In the midst of an all-consuming debate over health care reform, some lawmakers are using the opportunity to fight TV ads for prescription drugs. You know the type: The Lunesta butterfly fanning an sleepless face; the FloMax man chuckling while male golfers scamper to porta-potties; the Viva Viagra singers pausing to warn about certain four-hour abnormalities.

But now a group of congressmen are pushing bills to ban or tax prescription drug ads. Do they have a shot?



Probably not, reports the New York Times. But first, let's review the three ideas floating around Congress.

1) No More Erectile Dysfunction Commercials
Proposed by Rep. James Moran, a Virginia Democrat, this bill would ban erectile dysfunction ads from prime-time television on decency grounds. This could be tricky. On the one hand, the ads can't get around that chilling term "four hour erection" for legal purposes, and as Jeffrey Goldberg wrote, that can be really frustrating for a parent of young kids.

On the other hand, the ads are usually pretty implicit, what with footballs flying through tire swings and bathtubs on the beach (what is the deal with those, anyway? What a pointless, unromantic schlep that would be). And that suggestiveness could make it difficult to mount an indecency case on First Amendment grounds.

2) More Studies Before We See the Ads
Rep. Henry Waxman would like to delay advertising for prescription drugs until the makers handle initial issues from the first wave of real-world prescriptions. It's not even a bill at this point, just an idea he floated in a opening address as the chairman of the Energy and Commerce Committee. And I imagine that between cap-and-trade and health care, this measure doesn't have his full attention.

3) End the Tax Deducation
Another bill would do something a little more subtle. Rather than seek to ban the ads outright, Rep. Jerrold Nadler would amend the tax code so that drug companies could no longer deduct the cost of direct-to-consumer drug ads as a business expense. It's true that America is remarkable in allowing companies to advertise prescription drugs directly to consumers on television. New Zealand is the only other country in the world that allows it.
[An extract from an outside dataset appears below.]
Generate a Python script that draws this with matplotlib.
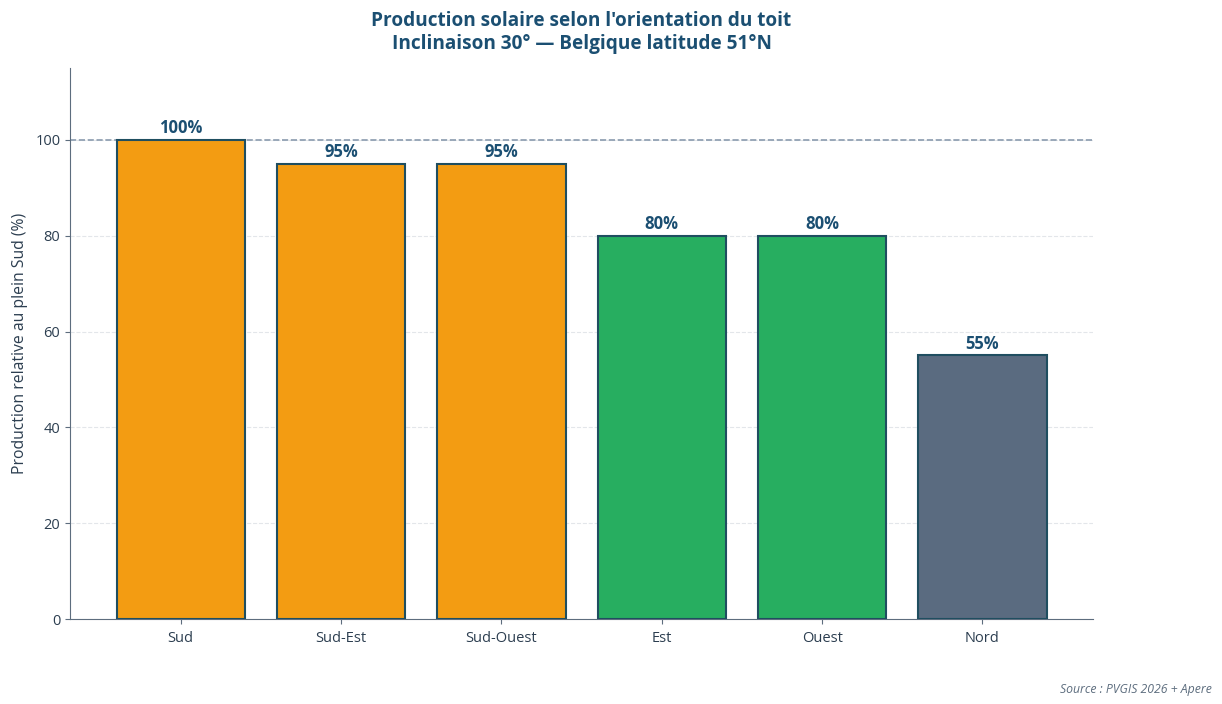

But these bills would be going up against the drug industries' strong interest in direct-to-consumer marketing, which netted an estimated $8 billion in revenue last year from $4.8 billion in direct-to-consumer ads. It's no wonder then that Rep. Charlie Rangel says measures to ban drug advertisements have largely failed in the past, and that ending the tax deduction would be a drop in the bucket when it comes to paying for health reform. In the meantime it's likely that the prescription drug ad business will, pace FloMax, continue to be a "growing problem" for the rest of us.